# New Local (Pensacola) Hunting Company



## Rjw615 (May 26, 2008)

My buddy, lives here in Pensacola has started a new hunting company for cover scents, lip balms, laundry detergent and other things. 


He will have a table set up at Sportsman's Night Out on August 2nd at Marcus Pointe Baptist where you can also check his products out. Come on out! 


He will be giving away a Yeti Bucket with some his products included at the Sportsmans Night Out as well as on Facebook. Details for the Facebook giveaway will be coming soon. 


If you don't mind, check out his website please and we are looking for thoughts/feedback to see what the hunters think about it.


http://www.deersmeer.com/


Thanks everyone!


----------



## Emerald Ghost (Mar 11, 2008)

This is a great event and it is being held Thursday August 2nd 

Shaw Grigsby is this years keynote speaker and I met him in Orlando several years ago while he was recovering from a hip replacement.
Heck of a gentleman and a great fisherman.

Got my calendar marked.


----------



## Rjw615 (May 26, 2008)

120 views on the post but no one has given any thoughts on the products offered?

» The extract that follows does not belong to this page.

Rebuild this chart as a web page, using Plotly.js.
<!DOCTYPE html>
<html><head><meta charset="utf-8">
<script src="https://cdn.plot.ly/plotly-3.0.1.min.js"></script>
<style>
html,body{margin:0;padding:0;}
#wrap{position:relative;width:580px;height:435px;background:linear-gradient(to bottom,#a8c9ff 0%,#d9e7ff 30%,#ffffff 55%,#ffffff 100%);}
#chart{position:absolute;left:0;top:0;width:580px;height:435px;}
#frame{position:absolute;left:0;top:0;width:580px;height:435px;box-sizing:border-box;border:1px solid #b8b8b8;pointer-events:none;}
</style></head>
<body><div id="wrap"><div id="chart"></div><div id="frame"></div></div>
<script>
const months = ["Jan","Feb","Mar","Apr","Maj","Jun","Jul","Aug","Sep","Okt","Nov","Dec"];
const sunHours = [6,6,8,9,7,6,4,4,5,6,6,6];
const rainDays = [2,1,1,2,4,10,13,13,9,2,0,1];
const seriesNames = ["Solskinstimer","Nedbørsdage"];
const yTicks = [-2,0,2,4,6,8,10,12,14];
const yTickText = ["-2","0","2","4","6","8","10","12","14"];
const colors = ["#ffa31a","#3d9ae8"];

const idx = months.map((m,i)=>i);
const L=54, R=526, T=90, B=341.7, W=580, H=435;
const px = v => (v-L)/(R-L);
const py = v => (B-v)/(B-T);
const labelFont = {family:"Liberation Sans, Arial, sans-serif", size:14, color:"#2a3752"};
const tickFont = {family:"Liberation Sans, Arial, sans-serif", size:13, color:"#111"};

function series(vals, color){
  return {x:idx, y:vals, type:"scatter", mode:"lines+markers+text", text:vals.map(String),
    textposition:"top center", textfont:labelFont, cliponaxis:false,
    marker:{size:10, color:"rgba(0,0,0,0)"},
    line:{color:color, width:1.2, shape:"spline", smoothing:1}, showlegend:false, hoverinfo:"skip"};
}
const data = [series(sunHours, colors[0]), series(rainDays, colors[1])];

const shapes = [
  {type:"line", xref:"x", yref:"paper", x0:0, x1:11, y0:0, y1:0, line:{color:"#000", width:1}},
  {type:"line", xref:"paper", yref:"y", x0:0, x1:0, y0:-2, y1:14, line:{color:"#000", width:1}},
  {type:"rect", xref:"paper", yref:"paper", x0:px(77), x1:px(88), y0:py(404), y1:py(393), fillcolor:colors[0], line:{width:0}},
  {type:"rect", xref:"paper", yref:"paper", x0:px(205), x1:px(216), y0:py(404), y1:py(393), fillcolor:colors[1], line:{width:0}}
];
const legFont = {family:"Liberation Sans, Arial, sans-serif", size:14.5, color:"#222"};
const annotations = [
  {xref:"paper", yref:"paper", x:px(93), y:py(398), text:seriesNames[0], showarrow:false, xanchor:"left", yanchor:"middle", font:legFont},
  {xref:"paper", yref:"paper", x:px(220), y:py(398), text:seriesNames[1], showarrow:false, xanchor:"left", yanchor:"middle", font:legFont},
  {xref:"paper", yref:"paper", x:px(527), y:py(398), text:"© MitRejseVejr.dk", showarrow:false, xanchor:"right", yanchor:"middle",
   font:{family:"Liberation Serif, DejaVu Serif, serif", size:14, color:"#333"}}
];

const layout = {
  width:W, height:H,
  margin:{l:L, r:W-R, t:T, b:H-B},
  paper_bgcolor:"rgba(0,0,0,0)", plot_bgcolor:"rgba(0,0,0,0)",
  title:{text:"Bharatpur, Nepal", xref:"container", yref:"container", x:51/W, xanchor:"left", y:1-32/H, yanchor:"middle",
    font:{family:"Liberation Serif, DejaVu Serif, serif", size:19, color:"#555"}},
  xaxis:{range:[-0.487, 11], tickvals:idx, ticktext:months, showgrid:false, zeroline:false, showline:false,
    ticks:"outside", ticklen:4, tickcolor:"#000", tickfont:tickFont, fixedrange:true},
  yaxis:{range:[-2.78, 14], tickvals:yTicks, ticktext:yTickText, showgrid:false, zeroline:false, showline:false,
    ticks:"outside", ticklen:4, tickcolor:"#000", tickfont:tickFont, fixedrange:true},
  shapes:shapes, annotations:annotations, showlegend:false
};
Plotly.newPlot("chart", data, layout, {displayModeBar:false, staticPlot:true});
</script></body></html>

Come on guys and gals, what’s your thoughts? 


Sent from my iPhone using Tapatalk


----------



## Splittine (Nov 24, 2007)

Definitely worth checking out but he’s getting into a highly saturated market against big money companies. What sets his off from the other hundreds of products on the shelves.


----------



## Rjw615 (May 26, 2008)

Thanks Splitline for taking a look. He is going under the notion that instead of using a cover scent that makes you smell like the earth so to speak, why not use a cover scent that a deer would be attracted to such as a deers food source, acorns, apples, sweet corn, etc. 





Sent from my iPhone using Tapatalk


----------